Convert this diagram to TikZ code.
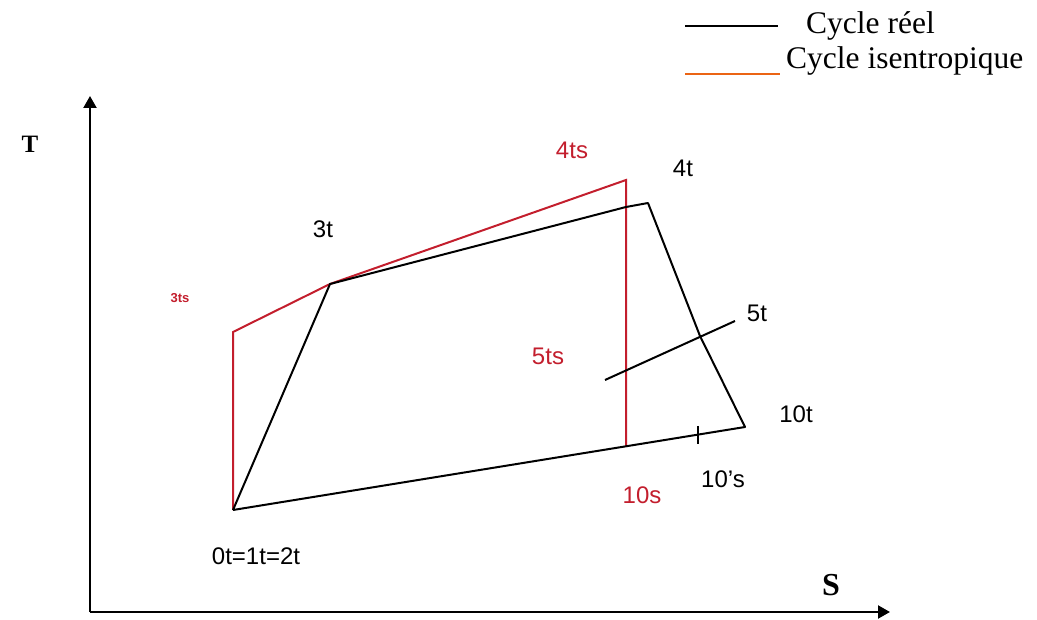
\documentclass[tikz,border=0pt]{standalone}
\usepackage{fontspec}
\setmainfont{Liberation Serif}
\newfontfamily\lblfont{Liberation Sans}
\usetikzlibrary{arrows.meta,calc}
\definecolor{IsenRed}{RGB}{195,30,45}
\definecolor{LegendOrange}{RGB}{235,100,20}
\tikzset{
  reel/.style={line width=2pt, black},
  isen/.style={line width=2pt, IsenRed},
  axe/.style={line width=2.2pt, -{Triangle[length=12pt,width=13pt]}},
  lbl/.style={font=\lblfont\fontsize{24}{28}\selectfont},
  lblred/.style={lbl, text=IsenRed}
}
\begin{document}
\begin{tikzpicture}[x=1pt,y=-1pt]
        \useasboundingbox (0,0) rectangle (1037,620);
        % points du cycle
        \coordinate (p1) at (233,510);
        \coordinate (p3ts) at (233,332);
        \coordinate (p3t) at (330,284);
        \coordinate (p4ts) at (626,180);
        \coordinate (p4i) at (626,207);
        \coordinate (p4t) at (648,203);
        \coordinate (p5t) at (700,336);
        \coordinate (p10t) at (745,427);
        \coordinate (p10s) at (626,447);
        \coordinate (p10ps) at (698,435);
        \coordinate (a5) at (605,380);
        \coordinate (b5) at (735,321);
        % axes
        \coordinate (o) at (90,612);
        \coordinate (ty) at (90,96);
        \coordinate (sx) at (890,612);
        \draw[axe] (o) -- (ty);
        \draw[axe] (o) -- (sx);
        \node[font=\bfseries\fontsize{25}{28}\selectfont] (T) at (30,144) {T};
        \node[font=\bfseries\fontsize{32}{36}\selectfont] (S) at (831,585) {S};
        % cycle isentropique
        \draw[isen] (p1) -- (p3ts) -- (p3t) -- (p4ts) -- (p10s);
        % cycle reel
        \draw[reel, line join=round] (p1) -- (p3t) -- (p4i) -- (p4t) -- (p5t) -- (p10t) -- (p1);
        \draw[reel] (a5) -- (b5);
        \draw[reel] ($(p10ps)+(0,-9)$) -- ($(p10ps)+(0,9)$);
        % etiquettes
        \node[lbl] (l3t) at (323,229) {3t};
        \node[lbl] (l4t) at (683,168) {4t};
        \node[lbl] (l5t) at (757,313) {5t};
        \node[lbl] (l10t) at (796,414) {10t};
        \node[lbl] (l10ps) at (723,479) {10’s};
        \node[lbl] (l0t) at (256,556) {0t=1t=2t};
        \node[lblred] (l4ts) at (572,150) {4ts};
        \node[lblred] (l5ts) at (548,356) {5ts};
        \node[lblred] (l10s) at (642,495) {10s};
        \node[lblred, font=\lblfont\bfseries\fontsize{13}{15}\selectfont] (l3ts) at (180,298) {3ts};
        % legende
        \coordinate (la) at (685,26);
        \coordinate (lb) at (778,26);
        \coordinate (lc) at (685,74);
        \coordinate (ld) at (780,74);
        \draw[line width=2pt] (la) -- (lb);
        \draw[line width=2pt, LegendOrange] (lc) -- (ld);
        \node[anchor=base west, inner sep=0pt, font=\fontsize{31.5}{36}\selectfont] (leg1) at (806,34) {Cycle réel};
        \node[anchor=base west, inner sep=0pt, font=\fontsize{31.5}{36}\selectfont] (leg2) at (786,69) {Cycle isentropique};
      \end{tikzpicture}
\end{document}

○ ○ ○

= Given instruction =
All of the data above should be transcribed verbatim, with pictures omitted.

= Solution to this task =
Convert this diagram to TikZ code.
\documentclass[tikz,border=0pt]{standalone}
\usepackage{fontspec}
\setmainfont{Liberation Serif}
\newfontfamily\lblfont{Liberation Sans}
\usetikzlibrary{arrows.meta,calc}
\definecolor{IsenRed}{RGB}{195,30,45}
\definecolor{LegendOrange}{RGB}{235,100,20}
\tikzset{
  reel/.style={line width=2pt, black},
  isen/.style={line width=2pt, IsenRed},
  axe/.style={line width=2.2pt, -{Triangle[length=12pt,width=13pt]}},
  lbl/.style={font=\lblfont\fontsize{24}{28}\selectfont},
  lblred/.style={lbl, text=IsenRed}
}
\begin{document}
\begin{tikzpicture}[x=1pt,y=-1pt]
        \useasboundingbox (0,0) rectangle (1037,620);
        % points du cycle
        \coordinate (p1) at (233,510);
        \coordinate (p3ts) at (233,332);
        \coordinate (p3t) at (330,284);
        \coordinate (p4ts) at (626,180);
        \coordinate (p4i) at (626,207);
        \coordinate (p4t) at (648,203);
        \coordinate (p5t) at (700,336);
        \coordinate (p10t) at (745,427);
        \coordinate (p10s) at (626,447);
        \coordinate (p10ps) at (698,435);
        \coordinate (a5) at (605,380);
        \coordinate (b5) at (735,321);
        % axes
        \coordinate (o) at (90,612);
        \coordinate (ty) at (90,96);
        \coordinate (sx) at (890,612);
        \draw[axe] (o) -- (ty);
        \draw[axe] (o) -- (sx);
        \node[font=\bfseries\fontsize{25}{28}\selectfont] (T) at (30,144) {T};
        \node[font=\bfseries\fontsize{32}{36}\selectfont] (S) at (831,585) {S};
        % cycle isentropique
        \draw[isen] (p1) -- (p3ts) -- (p3t) -- (p4ts) -- (p10s);
        % cycle reel
        \draw[reel, line join=round] (p1) -- (p3t) -- (p4i) -- (p4t) -- (p5t) -- (p10t) -- (p1);
        \draw[reel] (a5) -- (b5);
        \draw[reel] ($(p10ps)+(0,-9)$) -- ($(p10ps)+(0,9)$);
        % etiquettes
        \node[lbl] (l3t) at (323,229) {3t};
        \node[lbl] (l4t) at (683,168) {4t};
        \node[lbl] (l5t) at (757,313) {5t};
        \node[lbl] (l10t) at (796,414) {10t};
        \node[lbl] (l10ps) at (723,479) {10’s};
        \node[lbl] (l0t) at (256,556) {0t=1t=2t};
        \node[lblred] (l4ts) at (572,150) {4ts};
        \node[lblred] (l5ts) at (548,356) {5ts};
        \node[lblred] (l10s) at (642,495) {10s};
        \node[lblred, font=\lblfont\bfseries\fontsize{13}{15}\selectfont] (l3ts) at (180,298) {3ts};
        % legende
        \coordinate (la) at (685,26);
        \coordinate (lb) at (778,26);
        \coordinate (lc) at (685,74);
        \coordinate (ld) at (780,74);
        \draw[line width=2pt] (la) -- (lb);
        \draw[line width=2pt, LegendOrange] (lc) -- (ld);
        \node[anchor=base west, inner sep=0pt, font=\fontsize{31.5}{36}\selectfont] (leg1) at (806,34) {Cycle réel};
        \node[anchor=base west, inner sep=0pt, font=\fontsize{31.5}{36}\selectfont] (leg2) at (786,69) {Cycle isentropique};
      \end{tikzpicture}
\end{document}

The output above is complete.